[GIVEN MATERIAL]

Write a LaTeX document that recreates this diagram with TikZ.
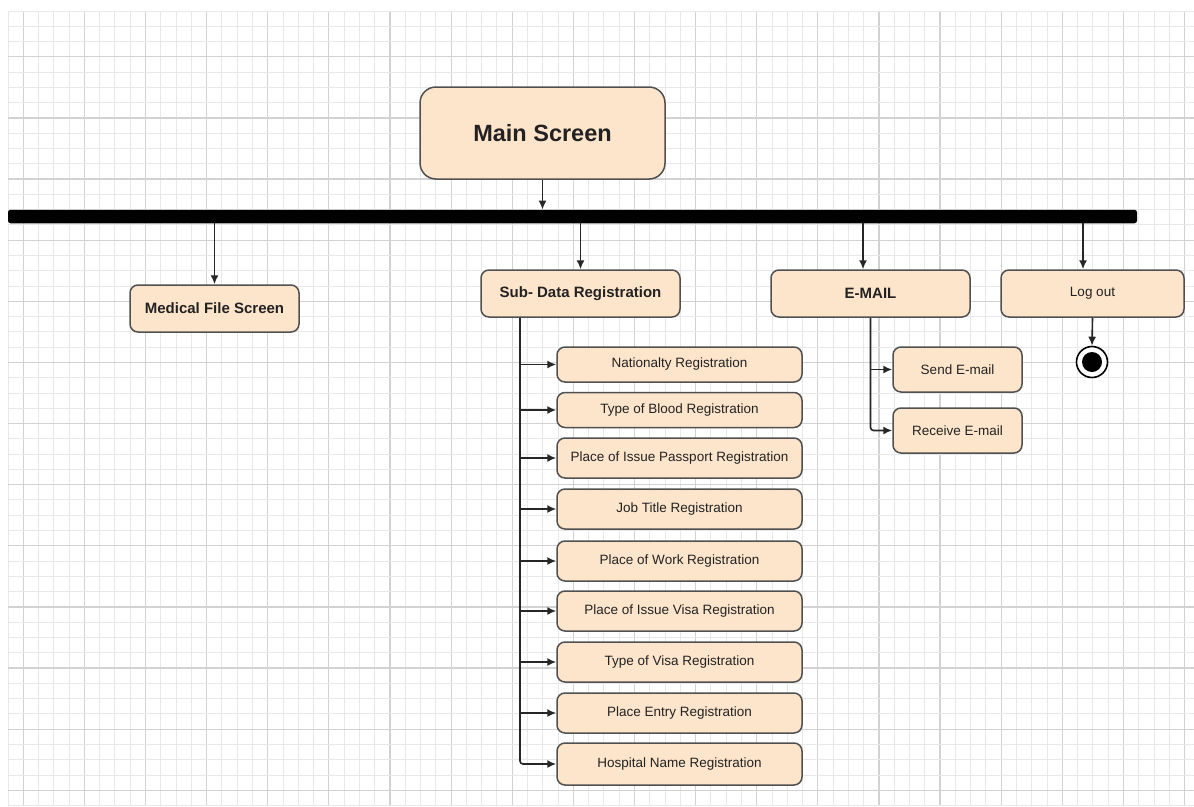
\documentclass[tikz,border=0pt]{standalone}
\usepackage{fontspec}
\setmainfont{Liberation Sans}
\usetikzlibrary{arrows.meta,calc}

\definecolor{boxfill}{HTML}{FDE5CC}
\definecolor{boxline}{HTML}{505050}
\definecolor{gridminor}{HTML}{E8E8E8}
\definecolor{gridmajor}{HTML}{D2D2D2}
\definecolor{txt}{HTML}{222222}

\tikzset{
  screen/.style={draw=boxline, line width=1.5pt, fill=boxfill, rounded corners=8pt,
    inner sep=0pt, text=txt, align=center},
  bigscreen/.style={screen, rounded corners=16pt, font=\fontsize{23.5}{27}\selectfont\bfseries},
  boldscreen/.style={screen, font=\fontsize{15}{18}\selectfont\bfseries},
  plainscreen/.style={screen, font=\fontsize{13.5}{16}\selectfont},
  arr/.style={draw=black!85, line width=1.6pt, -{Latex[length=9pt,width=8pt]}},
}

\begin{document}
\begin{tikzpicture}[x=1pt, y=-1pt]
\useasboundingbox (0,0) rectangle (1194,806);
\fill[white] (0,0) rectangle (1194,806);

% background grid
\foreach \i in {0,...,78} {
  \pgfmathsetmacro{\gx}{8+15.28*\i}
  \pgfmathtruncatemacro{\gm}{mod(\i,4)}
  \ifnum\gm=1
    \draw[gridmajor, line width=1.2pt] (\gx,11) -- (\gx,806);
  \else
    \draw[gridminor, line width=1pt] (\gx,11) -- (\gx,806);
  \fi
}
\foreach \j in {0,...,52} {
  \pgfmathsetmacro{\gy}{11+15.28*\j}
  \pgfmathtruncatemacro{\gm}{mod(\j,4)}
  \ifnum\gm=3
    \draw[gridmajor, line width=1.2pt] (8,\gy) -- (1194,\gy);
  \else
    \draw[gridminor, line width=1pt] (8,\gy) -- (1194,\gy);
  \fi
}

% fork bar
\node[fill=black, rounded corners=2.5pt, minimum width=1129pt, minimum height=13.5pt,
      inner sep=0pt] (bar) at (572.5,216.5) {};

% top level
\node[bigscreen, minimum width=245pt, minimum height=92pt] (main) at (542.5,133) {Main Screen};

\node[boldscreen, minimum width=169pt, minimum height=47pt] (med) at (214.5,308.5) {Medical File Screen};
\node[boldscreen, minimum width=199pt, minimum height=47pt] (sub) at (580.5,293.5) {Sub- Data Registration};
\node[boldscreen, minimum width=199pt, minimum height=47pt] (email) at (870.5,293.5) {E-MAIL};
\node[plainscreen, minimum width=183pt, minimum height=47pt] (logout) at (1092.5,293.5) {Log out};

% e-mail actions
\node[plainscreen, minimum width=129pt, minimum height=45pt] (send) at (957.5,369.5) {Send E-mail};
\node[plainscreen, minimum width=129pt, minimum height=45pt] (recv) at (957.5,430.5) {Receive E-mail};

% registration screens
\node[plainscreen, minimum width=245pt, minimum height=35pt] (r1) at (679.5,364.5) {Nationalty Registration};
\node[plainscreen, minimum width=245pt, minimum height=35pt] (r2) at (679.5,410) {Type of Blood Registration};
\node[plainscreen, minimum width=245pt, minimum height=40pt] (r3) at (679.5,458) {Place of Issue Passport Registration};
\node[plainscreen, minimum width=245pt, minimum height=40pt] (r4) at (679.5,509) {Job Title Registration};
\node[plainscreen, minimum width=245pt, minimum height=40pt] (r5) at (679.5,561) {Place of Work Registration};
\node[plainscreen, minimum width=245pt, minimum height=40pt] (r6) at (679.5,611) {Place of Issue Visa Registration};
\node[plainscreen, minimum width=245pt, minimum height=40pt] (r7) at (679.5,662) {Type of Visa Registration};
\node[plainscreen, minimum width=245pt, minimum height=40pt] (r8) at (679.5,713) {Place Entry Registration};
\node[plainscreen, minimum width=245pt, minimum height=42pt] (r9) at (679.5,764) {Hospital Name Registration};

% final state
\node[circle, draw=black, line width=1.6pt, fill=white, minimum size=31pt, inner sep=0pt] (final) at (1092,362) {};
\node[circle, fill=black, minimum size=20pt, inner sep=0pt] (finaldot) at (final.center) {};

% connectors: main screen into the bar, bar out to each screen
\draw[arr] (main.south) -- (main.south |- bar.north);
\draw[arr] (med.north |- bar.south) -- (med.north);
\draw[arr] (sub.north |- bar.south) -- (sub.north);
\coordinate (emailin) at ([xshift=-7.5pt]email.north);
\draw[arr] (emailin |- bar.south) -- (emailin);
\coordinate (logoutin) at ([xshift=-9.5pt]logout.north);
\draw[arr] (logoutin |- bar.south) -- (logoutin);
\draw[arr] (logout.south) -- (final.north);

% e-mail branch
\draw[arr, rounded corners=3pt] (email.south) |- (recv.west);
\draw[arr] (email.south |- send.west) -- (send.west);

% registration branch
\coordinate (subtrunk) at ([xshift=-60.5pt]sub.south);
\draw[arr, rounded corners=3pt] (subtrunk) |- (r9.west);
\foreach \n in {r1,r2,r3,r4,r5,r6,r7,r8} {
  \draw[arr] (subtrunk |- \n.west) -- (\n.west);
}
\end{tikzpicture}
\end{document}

[DO THIS] Drop the images and repeat the data exactly.

[RESULT OF THE EXERCISE]
Write a LaTeX document that recreates this diagram with TikZ.
\documentclass[tikz,border=0pt]{standalone}
\usepackage{fontspec}
\setmainfont{Liberation Sans}
\usetikzlibrary{arrows.meta,calc}

\definecolor{boxfill}{HTML}{FDE5CC}
\definecolor{boxline}{HTML}{505050}
\definecolor{gridminor}{HTML}{E8E8E8}
\definecolor{gridmajor}{HTML}{D2D2D2}
\definecolor{txt}{HTML}{222222}

\tikzset{
  screen/.style={draw=boxline, line width=1.5pt, fill=boxfill, rounded corners=8pt,
    inner sep=0pt, text=txt, align=center},
  bigscreen/.style={screen, rounded corners=16pt, font=\fontsize{23.5}{27}\selectfont\bfseries},
  boldscreen/.style={screen, font=\fontsize{15}{18}\selectfont\bfseries},
  plainscreen/.style={screen, font=\fontsize{13.5}{16}\selectfont},
  arr/.style={draw=black!85, line width=1.6pt, -{Latex[length=9pt,width=8pt]}},
}

\begin{document}
\begin{tikzpicture}[x=1pt, y=-1pt]
\useasboundingbox (0,0) rectangle (1194,806);
\fill[white] (0,0) rectangle (1194,806);

% background grid
\foreach \i in {0,...,78} {
  \pgfmathsetmacro{\gx}{8+15.28*\i}
  \pgfmathtruncatemacro{\gm}{mod(\i,4)}
  \ifnum\gm=1
    \draw[gridmajor, line width=1.2pt] (\gx,11) -- (\gx,806);
  \else
    \draw[gridminor, line width=1pt] (\gx,11) -- (\gx,806);
  \fi
}
\foreach \j in {0,...,52} {
  \pgfmathsetmacro{\gy}{11+15.28*\j}
  \pgfmathtruncatemacro{\gm}{mod(\j,4)}
  \ifnum\gm=3
    \draw[gridmajor, line width=1.2pt] (8,\gy) -- (1194,\gy);
  \else
    \draw[gridminor, line width=1pt] (8,\gy) -- (1194,\gy);
  \fi
}

% fork bar
\node[fill=black, rounded corners=2.5pt, minimum width=1129pt, minimum height=13.5pt,
      inner sep=0pt] (bar) at (572.5,216.5) {};

% top level
\node[bigscreen, minimum width=245pt, minimum height=92pt] (main) at (542.5,133) {Main Screen};

\node[boldscreen, minimum width=169pt, minimum height=47pt] (med) at (214.5,308.5) {Medical File Screen};
\node[boldscreen, minimum width=199pt, minimum height=47pt] (sub) at (580.5,293.5) {Sub- Data Registration};
\node[boldscreen, minimum width=199pt, minimum height=47pt] (email) at (870.5,293.5) {E-MAIL};
\node[plainscreen, minimum width=183pt, minimum height=47pt] (logout) at (1092.5,293.5) {Log out};

% e-mail actions
\node[plainscreen, minimum width=129pt, minimum height=45pt] (send) at (957.5,369.5) {Send E-mail};
\node[plainscreen, minimum width=129pt, minimum height=45pt] (recv) at (957.5,430.5) {Receive E-mail};

% registration screens
\node[plainscreen, minimum width=245pt, minimum height=35pt] (r1) at (679.5,364.5) {Nationalty Registration};
\node[plainscreen, minimum width=245pt, minimum height=35pt] (r2) at (679.5,410) {Type of Blood Registration};
\node[plainscreen, minimum width=245pt, minimum height=40pt] (r3) at (679.5,458) {Place of Issue Passport Registration};
\node[plainscreen, minimum width=245pt, minimum height=40pt] (r4) at (679.5,509) {Job Title Registration};
\node[plainscreen, minimum width=245pt, minimum height=40pt] (r5) at (679.5,561) {Place of Work Registration};
\node[plainscreen, minimum width=245pt, minimum height=40pt] (r6) at (679.5,611) {Place of Issue Visa Registration};
\node[plainscreen, minimum width=245pt, minimum height=40pt] (r7) at (679.5,662) {Type of Visa Registration};
\node[plainscreen, minimum width=245pt, minimum height=40pt] (r8) at (679.5,713) {Place Entry Registration};
\node[plainscreen, minimum width=245pt, minimum height=42pt] (r9) at (679.5,764) {Hospital Name Registration};

% final state
\node[circle, draw=black, line width=1.6pt, fill=white, minimum size=31pt, inner sep=0pt] (final) at (1092,362) {};
\node[circle, fill=black, minimum size=20pt, inner sep=0pt] (finaldot) at (final.center) {};

% connectors: main screen into the bar, bar out to each screen
\draw[arr] (main.south) -- (main.south |- bar.north);
\draw[arr] (med.north |- bar.south) -- (med.north);
\draw[arr] (sub.north |- bar.south) -- (sub.north);
\coordinate (emailin) at ([xshift=-7.5pt]email.north);
\draw[arr] (emailin |- bar.south) -- (emailin);
\coordinate (logoutin) at ([xshift=-9.5pt]logout.north);
\draw[arr] (logoutin |- bar.south) -- (logoutin);
\draw[arr] (logout.south) -- (final.north);

% e-mail branch
\draw[arr, rounded corners=3pt] (email.south) |- (recv.west);
\draw[arr] (email.south |- send.west) -- (send.west);

% registration branch
\coordinate (subtrunk) at ([xshift=-60.5pt]sub.south);
\draw[arr, rounded corners=3pt] (subtrunk) |- (r9.west);
\foreach \n in {r1,r2,r3,r4,r5,r6,r7,r8} {
  \draw[arr] (subtrunk |- \n.west) -- (\n.west);
}
\end{tikzpicture}
\end{document}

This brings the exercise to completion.